Money matters—but so do:

  • Health benefits

  • Flexible hours or remote options

  • Professional development funds

  • Bonus structures or revenue sharing

  • Creative autonomy and role evolution

Compensation Package Template:

  • Base Salary: $X

  • Bonus Potential: Up to X%

  • Annual Learning Budget: $X

  • Remote Policy: 3 days/week optional

  • Annual Review Date: March

Frame compensation as a package, not a number.

When to Bring It Up

Ideally, discuss salary:

  • In the job posting (or at least mention “competitive with range available on request”)

  • During the first or second interview—don’t wait until the offer

Early salary clarity saves time, filters better fits, and builds confidence on both sides.

How to Normalize the Tone

Avoid:

  • “What are your salary expectations?” as a trap question

  • Overly formal or evasive language

  • Treating negotiation as adversarial

Try:

“To make sure we’re aligned, can I share our range for this role and hear what you’re hoping for?”

Or:

“We want to pay fairly and sustainably—let’s talk about what makes sense for both sides.”

These approaches build psychological safety. You’re inviting the candidate into the conversation, not putting them on trial.

Be Ready to Explain the Offer

Candidates often want to know:

  • How did you land on this number?

  • What does growth or promotion look like from here?

  • Is there flexibility if the fit is strong?

Sample Language:

“We’ve structured this based on our internal bands. This role falls within the Level 2 range, which reflects both project scope and studio contribution. If we see a stronger alignment, we’re open to revisiting that number.”

If the Budget Is Tight, Say So

It’s okay to say:

“This is a critical hire, and we’re a smaller studio, so our range is $X–Y right now. But we’re open to discussing how we can build other forms of value in.”

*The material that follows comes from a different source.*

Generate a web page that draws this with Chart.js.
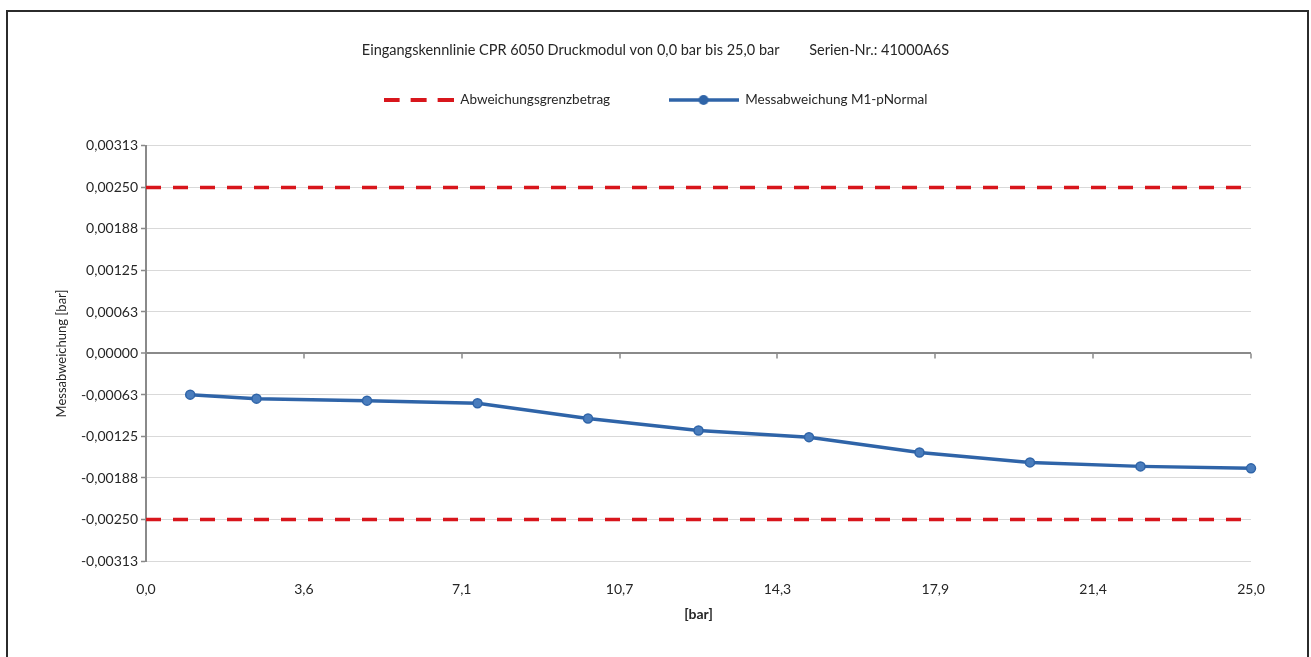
<!DOCTYPE html>
<html>
<head>
<meta charset="utf-8">
<script src="https://cdn.jsdelivr.net/npm/chart.js@4.4.0/dist/chart.umd.min.js"></script>
<style>
  html, body { margin: 0; padding: 0; background: #fff; overflow: hidden; }
  #wrap { position: relative; width: 1311px; height: 657px; }
  #frame { position: absolute; left: 6px; top: 10px; width: 1303px; height: 700px; border: 2px solid #2b2b2b; box-sizing: border-box; pointer-events: none; }
  canvas { position: absolute; left: 0; top: 0; }
</style>
</head>
<body>
<div id="wrap">
  <canvas id="chart" width="1311" height="657"></canvas>
  <div id="frame"></div>
</div>
<script>
const chartTitle = 'Eingangskennlinie CPR 6050 Druckmodul von 0,0 bar bis 25,0 bar';
const serialText = 'Serien-Nr.: 41000A6S';
const limitLabel = 'Abweichungsgrenzbetrag';
const measureLabel = 'Messabweichung M1-pNormal';
const xTitle = '[bar]';
const yTitle = 'Messabweichung [bar]';

// pressure steps [bar] and measured deviation [bar]
const pressure = [1, 2.5, 5, 7.5, 10, 12.5, 15, 17.5, 20, 22.5, 25];
const deviation = [-0.00062, -0.00068, -0.00071, -0.00075, -0.00098, -0.00116, -0.00126, -0.00149, -0.00164, -0.00170, -0.00173];

// tolerance band (+/-)
const limitX = [0, 25];
const limitValue = 0.0025;

const xTickLabels = ['0,0', '3,6', '7,1', '10,7', '14,3', '17,9', '21,4', '25,0'];
const yTickLabels = ['-0,00313', '-0,00250', '-0,00188', '-0,00125', '-0,00063', '0,00000',
                     '0,00063', '0,00125', '0,00188', '0,00250', '0,00313'];
const xMax = 25;
const yStep = 0.000625;

const red = '#d8161c';
const blue = '#2f64a8';
const markerFill = '#4a7dbd';
const textColor = '#262626';
const axisGrey = '#8a8a8a';

Chart.defaults.font.family = 'Lato';
Chart.defaults.color = textColor;

// little pictures for the legend entries
function legendSample(draw) {
  const c = document.createElement('canvas');
  c.width = 70;
  c.height = 12;
  draw(c.getContext('2d'));
  return c;
}
const redSample = legendSample(g => {
  g.strokeStyle = red;
  g.lineWidth = 4;
  g.setLineDash([16, 11]);
  g.beginPath(); g.moveTo(0, 6); g.lineTo(70, 6); g.stroke();
});
const blueSample = legendSample(g => {
  g.strokeStyle = blue;
  g.lineWidth = 3.5;
  g.beginPath(); g.moveTo(0, 6); g.lineTo(70, 6); g.stroke();
  g.fillStyle = blue;
  g.beginPath(); g.arc(35, 6, 5, 0, Math.PI * 2); g.fill();
});

// small tick marks hanging below the zero line
const zeroAxisTicks = {
  id: 'zeroAxisTicks',
  beforeDatasetsDraw(chart) {
    const { ctx, scales: { x, y } } = chart;
    const y0 = y.getPixelForValue(0);
    ctx.save();
    ctx.strokeStyle = axisGrey;
    ctx.lineWidth = 1.5;
    x.ticks.forEach(t => {
      const px = Math.round(x.getPixelForValue(t.value));
      ctx.beginPath();
      ctx.moveTo(px, y0);
      ctx.lineTo(px, y0 + 5);
      ctx.stroke();
    });
    ctx.restore();
  }
};

const limitStyle = {
  borderColor: red,
  backgroundColor: red,
  borderWidth: 3.5,
  borderDash: [15, 12],
  pointRadius: 0,
  pointHoverRadius: 0,
  fill: false
};

new Chart(document.getElementById('chart'), {
  type: 'line',
  data: {
    datasets: [
      { label: limitLabel, data: limitX.map(x => ({ x, y: limitValue })), ...limitStyle },
      { label: limitLabel, data: limitX.map(x => ({ x, y: -limitValue })), ...limitStyle },
      {
        label: measureLabel,
        data: pressure.map((p, i) => ({ x: p, y: deviation[i] })),
        borderColor: blue,
        backgroundColor: markerFill,
        borderWidth: 3.5,
        pointRadius: 4.5,
        pointBackgroundColor: markerFill,
        pointBorderColor: blue,
        pointBorderWidth: 1.5,
        tension: 0,
        clip: 8
      }
    ]
  },
  options: {
    responsive: false,
    animation: false,
    devicePixelRatio: 1,
    layout: { padding: 0 },
    plugins: {
      title: {
        display: true,
        text: chartTitle + '        ' + serialText,
        color: textColor,
        font: { size: 14.5, weight: 'normal' },
        padding: { top: 41.3, bottom: 24.5 }
      },
      // empty block that keeps the gap between legend and plot
      subtitle: {
        display: true,
        text: '',
        weight: 500,
        font: { size: 24.4 },
        padding: 0
      },
      legend: {
        display: true,
        position: 'top',
        labels: {
          usePointStyle: true,
          pointStyleWidth: 70,
          padding: 10,
          color: textColor,
          font: { size: 13.5 },
          generateLabels: () => [
            { text: limitLabel + ' '.repeat(14), pointStyle: redSample, fillStyle: red, strokeStyle: red, fontColor: textColor, lineWidth: 0, hidden: false, datasetIndex: 0 },
            { text: measureLabel, pointStyle: blueSample, fillStyle: blue, strokeStyle: blue, fontColor: textColor, lineWidth: 0, hidden: false, datasetIndex: 2 }
          ]
        }
      },
      tooltip: { enabled: false }
    },
    scales: {
      x: {
        type: 'linear',
        min: 0,
        max: xMax,
        afterBuildTicks: s => {
          s.ticks = xTickLabels.map((_, i) => ({ value: i * xMax / (xTickLabels.length - 1) }));
        },
        afterFit: s => { s.height = 96; },
        grid: { display: false, drawTicks: false },
        border: { display: false },
        ticks: {
          autoSkip: false,
          maxRotation: 0,
          padding: 20,
          color: textColor,
          font: { size: 14 },
          callback: (v, i) => xTickLabels[i]
        },
        title: {
          display: true,
          text: xTitle,
          color: textColor,
          font: { size: 14, weight: 'bold' },
          padding: { top: 0, bottom: 34.6 }
        }
      },
      y: {
        type: 'linear',
        min: -yStep * 5,
        max: yStep * 5,
        afterBuildTicks: s => {
          const mid = (yTickLabels.length - 1) / 2;
          s.ticks = yTickLabels.map((_, i) => ({ value: (i - mid) * yStep }));
        },
        afterFit: s => { s.width = 146; },
        grid: {
          color: c => (c.tick && c.tick.value === 0 ? axisGrey : '#d9d9d9'),
          lineWidth: c => (c.tick && c.tick.value === 0 ? 2 : 1),
          drawTicks: true,
          tickLength: 5,
          tickColor: axisGrey,
          tickWidth: 1.5
        },
        border: { display: true, color: axisGrey, width: 2 },
        ticks: {
          autoSkip: false,
          padding: 3,
          color: textColor,
          font: { size: 14 },
          callback: (v, i) => yTickLabels[i]
        },
        title: {
          display: true,
          text: yTitle,
          color: textColor,
          font: { size: 13 },
          padding: { top: 54, bottom: 0 }
        }
      },
      // empty right-hand box: keeps the plot 60px from the edge while title and legend stay centred on the page
      yRight: {
        position: 'right',
        display: true,
        afterFit: s => { s.width = 60; },
        grid: { display: false, drawTicks: false },
        border: { display: false },
        ticks: { display: false }
      }
    }
  },
  plugins: [zeroAxisTicks]
});
</script>
</body>
</html>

You can’t always match the market—but you can be honest, creative, and fair.

Additional Options:

  • Signing bonuses

  • Extra learning stipends

  • Flexible project roles

  • Part-time with full benefits

What to Avoid at All Costs

  • Saying “we’ll see based on the candidate” without context

  • Lowballing and then expecting loyalty

  • Ghosting after salary questions arise

  • Making candidates “prove” their worth without clarity on your own budget

These behaviors hurt your brand more than you realize. Studios get talked about. Candidates compare notes.

Use Tools to Anchor Fairness

  • AIA Compensation Report (US)

  • Archinect Salary Poll

  • Local architecture associations (e.g., COA India, RIBA UK)

  • Internal banding by role, not individual

Create a compensation matrix that includes:

  • Role tier (Junior/Mid/Senior)

  • Base range

  • Skills benchmark

  • Experience range

Use this to guide offers—and promotions.

Practice With Your Team

Salary conversations should be consistent across hiring managers. Try:

  • Role-playing common questions

  • Writing shared language or FAQs

  • Training team leads on how to talk about growth and raises

Team Script Example:

“In our studio, we review compensation every 12 months and tie it to both contribution and studio profitability. That means everyone sees how their role scales and where they’re going.”

Addressing Pay Equity Gaps

Studios committed to equity need to:

  • Audit past offers for patterns

  • Close unjustified gaps across roles and identity groups

  • Set policies on negotiation wiggle room

When candidates know your offer is structured, not improvised, they’re less likely to negotiate out of fear or urgency—and more likely to stay.

Why It Matters

Studios that talk about salary well:

  • Attract stronger, more aligned talent

  • Reduce turnover from hidden resentment

  • Send a signal of professionalism, not secrecy

Real Impact: A firm in Melbourne published its internal salary bands and received double the applications for its next open role. Candidates cited transparency and clarity as deciding factors.

The best hires want to know what they’re walking into—and how they’ll grow.

Salary clarity isn’t awkward. It’s smart leadership.